The core of the resin sand casting challenge lay in the internal geometry. To manage this, the internal cavity was broken down into a system of 35 individual sand cores. The main body core was split horizontally into upper and lower halves to facilitate molding and core setting. The long, slender cores for the oil and water galleries presented specific difficulties: maintaining their straightness and strength during handling, ensuring proper venting to avoid gas defects, and preventing burn-on or metal penetration in the narrow channels. The design approach for these critical cores is outlined below:
| Core Type | Design Strategy | Core Sand Mix (Typical) |
|---|---|---|
| Main Body Cores (Large, complex shape) | Utilized loose pieces in the core box. A welded steel rod frame (armature) was employed for reinforcement. Venting was achieved by spiraling hemp rope around the armature, leading to external vents. | 90% New Sand, 10% Reclaimed Sand. Resin: 1.2% of sand weight. Catalyst: 40-50% of resin weight. |
| Long Gallery Cores (Oil/Water passages, ~2450mm long) | Armature made from perforated steel tubing or round bar in tight spaces. Hemp rope vents were threaded through holes in the tubing. Cores were supported on dedicated holding fixtures post-stripping. A dual-coating system was used: alcohol-based primer followed by a refractory zircon coating. | 100% New Sand (for low gas generation and high strength). Resin: 1.2% of sand weight. Catalyst: 50% of resin weight. |
The molding strategy was dictated by the need to place the most critical areas—the complex web of internal passages—in the lower part of the mold where metal quality is generally better. Therefore, the parting line was set at the root of a major exterior fillet, allowing the majority of the casting’s bulk and all critical interiors to be molded in the drag (bottom) half. The cope (top) half contained the relatively simpler exterior top surface.
For a casting of this mass and thin-wall nature, the gating system is paramount to achieving complete fill without cold shuts or excessive turbulence. We opted for a pressurized, quick-pouring system with a top-mounted pouring basin to maintain adequate metallostatic pressure. The cross-sectional area ratio was designed as:
$$ F_{\text{sprue}} : F_{\text{runner}} : F_{\text{ingate}} = 1.4 : 1.2 : 1 $$
This ratio helps maintain a full gate and minimizes aspiration. The total pouring time was calculated using an empirical formula common for gray iron castings:
$$ \tau = S_1 \cdot \sqrt[3]{\delta \cdot G_L} $$
Where:
- $\tau$ is the pouring time in seconds.
- $S_1$ is a coefficient. For rapid pouring required for thin sections and complex cores, a value of 1.8 was selected.
- $\delta$ is the predominant wall thickness in mm (15 mm).
- $G_L$ is the total mass of metal in the mold in kg (approximately 3540 kg including gating).

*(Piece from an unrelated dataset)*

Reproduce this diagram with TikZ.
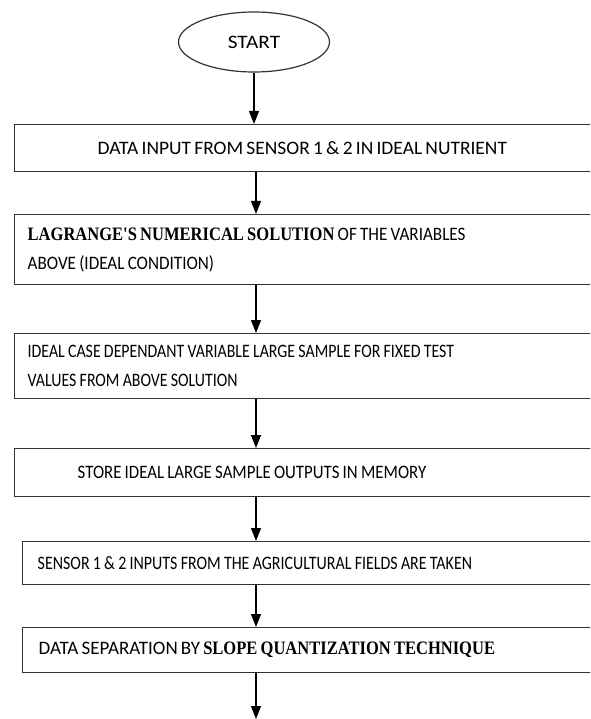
\documentclass[tikz,border=0pt]{standalone}
\usepackage{fontspec}
\setmainfont{Carlito}
\newfontfamily\boldserif{Liberation Serif}
\usetikzlibrary{shapes.geometric,arrows.meta}

\tikzset{
    flowbox/.style={draw=black!80, line width=1.4pt, anchor=north west,
        align=left, inner ysep=0pt,
        font=\fontsize{19}{29}\selectfont\addfontfeature{FakeStretch=#1},
        execute at begin node={\spaceskip=0.17em plus 0.02em\relax}},
    flowbox/.default=1,
    flowarrow/.style={line width=1.4pt, -{Triangle[width=10pt,length=13pt]}}
}
\newcommand{\serifbold}[2][0.87]{{\boldserif\bfseries\addfontfeature{FakeStretch=#1}#2}}

\begin{document}
\begin{tikzpicture}[x=1pt, y=-1pt]

    % page frame
    \clip (0,0) rectangle (590,719);
    \fill[white] (0,0) rectangle (590,719);

    % Start
    \node[ellipse, draw=black!80, line width=1.2pt, minimum width=151, minimum height=60,
          font=\fontsize{19}{20}\selectfont\addfontfeature{FakeStretch=1.12}] (start) at (254,42) {START};

    % Process boxes
    \node[flowbox=1.025, minimum height=47, inner xsep=83, text width=430] (input) at (14,124)
         {DATA INPUT FROM SENSOR 1 \& 2 IN IDEAL NUTRIENT};

    \node[flowbox=0.9, minimum height=70, inner xsep=13, text width=570] (lagrange) at (14,214)
         {\serifbold{LAGRANGE'S NUMERICAL SOLUTION} OF THE VARIABLES\\ABOVE (IDEAL CONDITION)};

    \node[flowbox=0.835, minimum height=65, inner xsep=13, text width=570] (sample) at (14,333)
         {IDEAL CASE DEPENDANT VARIABLE LARGE SAMPLE FOR FIXED TEST\\VALUES FROM ABOVE SOLUTION};

    \node[flowbox=0.885, minimum height=48, inner xsep=63, text width=470] (store) at (14,448)
         {STORE IDEAL LARGE SAMPLE OUTPUTS IN MEMORY};

    \node[flowbox=0.84, minimum height=43, inner xsep=15, text width=560] (field) at (22,541)
         {SENSOR 1 \& 2 INPUTS FROM THE AGRICULTURAL FIELDS ARE TAKEN};

    \node[flowbox, minimum height=45, inner xsep=16, text width=558] (slope) at (22,627)
         {DATA SEPARATION BY \serifbold{SLOPE QUANTIZATION TECHNIQUE}};

    \coordinate (next) at (256,719);

    % Connectors
    \draw[flowarrow] (start.south) -- (start.south |- input.north);
    \draw[flowarrow] (input.south -| next) -- (lagrange.north -| next);
    \draw[flowarrow] (lagrange.south -| next) -- (sample.north -| next);
    \draw[flowarrow] (sample.south -| next) -- (store.north -| next);
    \draw[flowarrow] (store.south -| next) -- (field.north -| next);
    \draw[flowarrow] (field.south -| next) -- (slope.north -| next);
    \draw[flowarrow] (slope.south -| next) -- (next);

\end{tikzpicture}
\end{document}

Thus, the calculation yielded:
$$ \tau = 1.8 \times \sqrt[3]{15 \times 3540} \approx 65 \text{ seconds} $$
This fast pour time was achieved by using multiple ingates arranged around the base of the casting.
The successful implementation of resin sand casting is only half the battle; the metallurgy must be equally precise. The HT300 grade requires a fully pearlitic matrix with a uniform distribution of fine, type A graphite. We employed a base composition lean in carbon to enhance strength, using a charge of high-quality pig iron, steel scrap, and targeted ferroalloys melted in a cupola furnace. Key to achieving the desired microstructure without inducing chill (carbides) was a robust inoculation practice. We used a combination of stream inoculation during tapping and late inoculation (pour-over) to ensure graphite nucleation throughout the entire volume of the large casting. The target chemistry and resulting properties from the trial cast are shown below:
| Element | Target Range (wt.%) | Achieved (wt.%) |
|---|---|---|
| Carbon (C) | 2.90 – 3.10 | 3.10 |
| Silicon (Si) | 1.60 – 1.90 | 2.23 |
| Manganese (Mn) | 0.80 – 1.20 | 0.81 |
| Phosphorus (P) | ≤ 0.08 | 0.08 |
| Sulfur (S) | ≤ 0.07 | 0.07 |
| Chromium (Cr) | 0.20 – 0.50 | 0.30 |
| Carbon Equivalent (CE) | – | 3.90 |
| Mechanical Property | Requirement | Result |
| Tensile Strength | ≥ 300 MPa | 335 MPa |
| Hardness (HB) | 180 – 240 | 247 |
The slightly higher hardness and strength were acceptable and indicated a strong, fully pearlitic matrix. Thermal analysis using a wedge test piece confirmed sufficient inoculation, with a chill width of only 3 mm, well within the acceptable range to prevent brittle edges on the thin walls. The pouring temperature was tightly controlled between 1400°C and 1430°C to ensure fluidity for the thin sections while minimizing the total heat input into the resin sand molds, which can lead to surface defects.
The culmination of this meticulous process development was a first-time-successful casting. The cover was produced sound, with excellent dimensional conformity to the pattern equipment. Most critically, after extensive fettling and machining, the casting passed the rigorous 1 MPa hydrostatic pressure test on all internal galleries with zero leakage. This success underscored the paramount importance of an integrated approach. The advantages of resin sand casting—superior mold stability, precision, and core robustness—were fully leveraged only because they were supported by a purpose-designed gating system for rapid fill, a disciplined core-making practice emphasizing strength and venting, and a tightly controlled metallurgical process. This project stands as a testament to the capability of furan resin sand casting to manufacture large, structurally intricate, and performance-critical iron castings that meet the demanding standards of modern heavy-duty engine manufacturing. The process knowledge gained, particularly in managing complex core assemblies and optimizing the interplay between pouring speed and solidification in thin-walled sections, provides a valuable framework for future projects of similar complexity.